RECORDS PROVIDED —
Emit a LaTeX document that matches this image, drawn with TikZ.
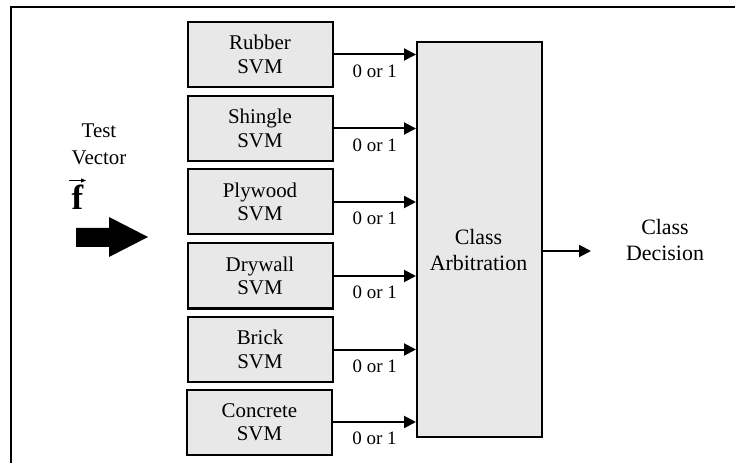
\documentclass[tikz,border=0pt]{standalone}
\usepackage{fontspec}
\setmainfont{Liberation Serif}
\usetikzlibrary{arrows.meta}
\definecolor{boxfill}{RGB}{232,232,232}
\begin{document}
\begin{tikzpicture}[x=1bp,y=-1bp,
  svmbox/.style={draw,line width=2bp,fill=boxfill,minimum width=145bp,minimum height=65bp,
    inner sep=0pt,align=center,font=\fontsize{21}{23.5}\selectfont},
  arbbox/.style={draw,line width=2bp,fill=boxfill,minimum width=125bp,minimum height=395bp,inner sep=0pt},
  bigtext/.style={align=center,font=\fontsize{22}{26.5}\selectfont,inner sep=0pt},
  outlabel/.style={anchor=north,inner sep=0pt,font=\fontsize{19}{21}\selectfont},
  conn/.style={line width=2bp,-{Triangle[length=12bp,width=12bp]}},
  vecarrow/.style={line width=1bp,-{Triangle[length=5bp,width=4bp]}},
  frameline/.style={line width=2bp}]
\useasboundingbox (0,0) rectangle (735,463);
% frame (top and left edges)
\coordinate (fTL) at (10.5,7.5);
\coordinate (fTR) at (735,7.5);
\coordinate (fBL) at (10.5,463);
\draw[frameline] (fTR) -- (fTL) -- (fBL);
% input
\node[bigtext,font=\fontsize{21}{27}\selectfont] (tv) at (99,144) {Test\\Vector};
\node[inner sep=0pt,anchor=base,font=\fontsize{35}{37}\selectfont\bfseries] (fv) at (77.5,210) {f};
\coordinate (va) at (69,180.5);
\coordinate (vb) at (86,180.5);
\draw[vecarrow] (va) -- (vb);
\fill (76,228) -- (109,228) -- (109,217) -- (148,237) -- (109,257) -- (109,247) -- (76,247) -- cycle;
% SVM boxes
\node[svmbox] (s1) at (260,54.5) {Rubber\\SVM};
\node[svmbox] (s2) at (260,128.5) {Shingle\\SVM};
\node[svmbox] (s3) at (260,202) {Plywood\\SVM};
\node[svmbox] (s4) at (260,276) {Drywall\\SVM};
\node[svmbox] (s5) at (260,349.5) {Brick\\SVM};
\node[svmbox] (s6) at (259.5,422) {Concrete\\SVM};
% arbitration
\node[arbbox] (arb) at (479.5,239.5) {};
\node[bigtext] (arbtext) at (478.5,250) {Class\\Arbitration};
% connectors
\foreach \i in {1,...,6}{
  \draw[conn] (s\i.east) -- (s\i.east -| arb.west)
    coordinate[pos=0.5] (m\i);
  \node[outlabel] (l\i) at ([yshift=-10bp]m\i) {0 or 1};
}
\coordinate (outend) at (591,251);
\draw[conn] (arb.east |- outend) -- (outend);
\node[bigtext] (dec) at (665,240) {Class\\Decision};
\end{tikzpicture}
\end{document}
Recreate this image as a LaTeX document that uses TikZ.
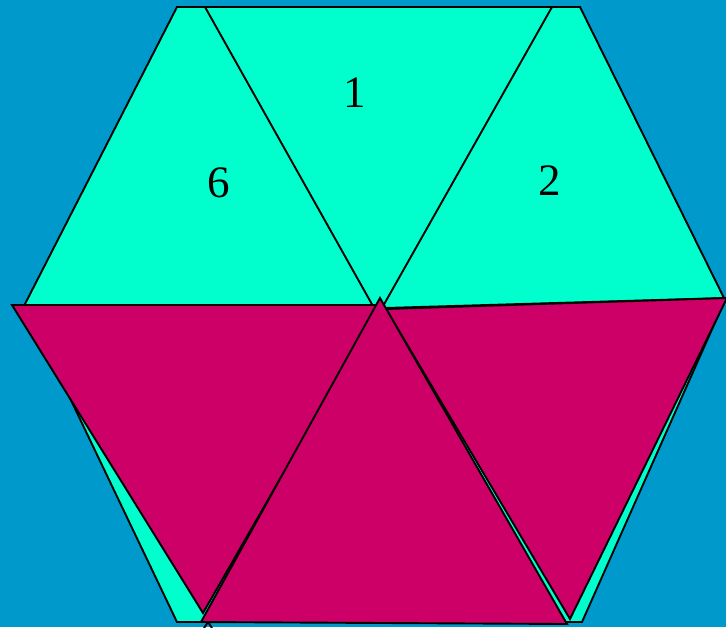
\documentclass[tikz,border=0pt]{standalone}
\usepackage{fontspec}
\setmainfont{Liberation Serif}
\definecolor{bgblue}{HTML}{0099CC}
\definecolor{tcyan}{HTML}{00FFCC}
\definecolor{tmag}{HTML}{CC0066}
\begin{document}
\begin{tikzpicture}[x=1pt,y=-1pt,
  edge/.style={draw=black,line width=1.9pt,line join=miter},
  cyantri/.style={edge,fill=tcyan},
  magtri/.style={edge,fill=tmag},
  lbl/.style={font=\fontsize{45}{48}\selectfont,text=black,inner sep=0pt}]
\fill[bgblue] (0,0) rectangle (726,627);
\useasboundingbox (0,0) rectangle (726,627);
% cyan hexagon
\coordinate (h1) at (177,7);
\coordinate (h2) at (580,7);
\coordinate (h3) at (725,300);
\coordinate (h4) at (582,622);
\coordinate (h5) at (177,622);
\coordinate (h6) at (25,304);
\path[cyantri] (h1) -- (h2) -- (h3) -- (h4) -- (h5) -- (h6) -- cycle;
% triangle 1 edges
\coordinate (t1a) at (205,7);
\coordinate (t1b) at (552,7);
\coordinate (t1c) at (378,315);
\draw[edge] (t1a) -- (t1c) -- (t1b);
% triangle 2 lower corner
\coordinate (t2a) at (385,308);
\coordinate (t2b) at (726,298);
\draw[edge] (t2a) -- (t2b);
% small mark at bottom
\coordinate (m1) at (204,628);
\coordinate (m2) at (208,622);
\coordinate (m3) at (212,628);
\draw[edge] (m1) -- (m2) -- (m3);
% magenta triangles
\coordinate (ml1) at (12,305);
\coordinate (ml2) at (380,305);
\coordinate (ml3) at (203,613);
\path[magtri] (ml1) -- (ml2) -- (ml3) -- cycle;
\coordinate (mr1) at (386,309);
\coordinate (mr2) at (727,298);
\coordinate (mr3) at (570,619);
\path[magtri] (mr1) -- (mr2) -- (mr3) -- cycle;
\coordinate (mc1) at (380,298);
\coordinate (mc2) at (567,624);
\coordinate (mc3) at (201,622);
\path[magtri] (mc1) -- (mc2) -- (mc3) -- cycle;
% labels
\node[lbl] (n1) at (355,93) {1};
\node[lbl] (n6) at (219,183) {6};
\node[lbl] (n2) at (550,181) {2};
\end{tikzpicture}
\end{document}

EXERCISE DETAILS — Nothing in the entries above should change when they are printed again, except that the pictures are dropped.

THE ANSWER —
Emit a LaTeX document that matches this image, drawn with TikZ.
\documentclass[tikz,border=0pt]{standalone}
\usepackage{fontspec}
\setmainfont{Liberation Serif}
\usetikzlibrary{arrows.meta}
\definecolor{boxfill}{RGB}{232,232,232}
\begin{document}
\begin{tikzpicture}[x=1bp,y=-1bp,
  svmbox/.style={draw,line width=2bp,fill=boxfill,minimum width=145bp,minimum height=65bp,
    inner sep=0pt,align=center,font=\fontsize{21}{23.5}\selectfont},
  arbbox/.style={draw,line width=2bp,fill=boxfill,minimum width=125bp,minimum height=395bp,inner sep=0pt},
  bigtext/.style={align=center,font=\fontsize{22}{26.5}\selectfont,inner sep=0pt},
  outlabel/.style={anchor=north,inner sep=0pt,font=\fontsize{19}{21}\selectfont},
  conn/.style={line width=2bp,-{Triangle[length=12bp,width=12bp]}},
  vecarrow/.style={line width=1bp,-{Triangle[length=5bp,width=4bp]}},
  frameline/.style={line width=2bp}]
\useasboundingbox (0,0) rectangle (735,463);
% frame (top and left edges)
\coordinate (fTL) at (10.5,7.5);
\coordinate (fTR) at (735,7.5);
\coordinate (fBL) at (10.5,463);
\draw[frameline] (fTR) -- (fTL) -- (fBL);
% input
\node[bigtext,font=\fontsize{21}{27}\selectfont] (tv) at (99,144) {Test\\Vector};
\node[inner sep=0pt,anchor=base,font=\fontsize{35}{37}\selectfont\bfseries] (fv) at (77.5,210) {f};
\coordinate (va) at (69,180.5);
\coordinate (vb) at (86,180.5);
\draw[vecarrow] (va) -- (vb);
\fill (76,228) -- (109,228) -- (109,217) -- (148,237) -- (109,257) -- (109,247) -- (76,247) -- cycle;
% SVM boxes
\node[svmbox] (s1) at (260,54.5) {Rubber\\SVM};
\node[svmbox] (s2) at (260,128.5) {Shingle\\SVM};
\node[svmbox] (s3) at (260,202) {Plywood\\SVM};
\node[svmbox] (s4) at (260,276) {Drywall\\SVM};
\node[svmbox] (s5) at (260,349.5) {Brick\\SVM};
\node[svmbox] (s6) at (259.5,422) {Concrete\\SVM};
% arbitration
\node[arbbox] (arb) at (479.5,239.5) {};
\node[bigtext] (arbtext) at (478.5,250) {Class\\Arbitration};
% connectors
\foreach \i in {1,...,6}{
  \draw[conn] (s\i.east) -- (s\i.east -| arb.west)
    coordinate[pos=0.5] (m\i);
  \node[outlabel] (l\i) at ([yshift=-10bp]m\i) {0 or 1};
}
\coordinate (outend) at (591,251);
\draw[conn] (arb.east |- outend) -- (outend);
\node[bigtext] (dec) at (665,240) {Class\\Decision};
\end{tikzpicture}
\end{document}
Recreate this image as a LaTeX document that uses TikZ.
\documentclass[tikz,border=0pt]{standalone}
\usepackage{fontspec}
\setmainfont{Liberation Serif}
\definecolor{bgblue}{HTML}{0099CC}
\definecolor{tcyan}{HTML}{00FFCC}
\definecolor{tmag}{HTML}{CC0066}
\begin{document}
\begin{tikzpicture}[x=1pt,y=-1pt,
  edge/.style={draw=black,line width=1.9pt,line join=miter},
  cyantri/.style={edge,fill=tcyan},
  magtri/.style={edge,fill=tmag},
  lbl/.style={font=\fontsize{45}{48}\selectfont,text=black,inner sep=0pt}]
\fill[bgblue] (0,0) rectangle (726,627);
\useasboundingbox (0,0) rectangle (726,627);
% cyan hexagon
\coordinate (h1) at (177,7);
\coordinate (h2) at (580,7);
\coordinate (h3) at (725,300);
\coordinate (h4) at (582,622);
\coordinate (h5) at (177,622);
\coordinate (h6) at (25,304);
\path[cyantri] (h1) -- (h2) -- (h3) -- (h4) -- (h5) -- (h6) -- cycle;
% triangle 1 edges
\coordinate (t1a) at (205,7);
\coordinate (t1b) at (552,7);
\coordinate (t1c) at (378,315);
\draw[edge] (t1a) -- (t1c) -- (t1b);
% triangle 2 lower corner
\coordinate (t2a) at (385,308);
\coordinate (t2b) at (726,298);
\draw[edge] (t2a) -- (t2b);
% small mark at bottom
\coordinate (m1) at (204,628);
\coordinate (m2) at (208,622);
\coordinate (m3) at (212,628);
\draw[edge] (m1) -- (m2) -- (m3);
% magenta triangles
\coordinate (ml1) at (12,305);
\coordinate (ml2) at (380,305);
\coordinate (ml3) at (203,613);
\path[magtri] (ml1) -- (ml2) -- (ml3) -- cycle;
\coordinate (mr1) at (386,309);
\coordinate (mr2) at (727,298);
\coordinate (mr3) at (570,619);
\path[magtri] (mr1) -- (mr2) -- (mr3) -- cycle;
\coordinate (mc1) at (380,298);
\coordinate (mc2) at (567,624);
\coordinate (mc3) at (201,622);
\path[magtri] (mc1) -- (mc2) -- (mc3) -- cycle;
% labels
\node[lbl] (n1) at (355,93) {1};
\node[lbl] (n6) at (219,183) {6};
\node[lbl] (n2) at (550,181) {2};
\end{tikzpicture}
\end{document}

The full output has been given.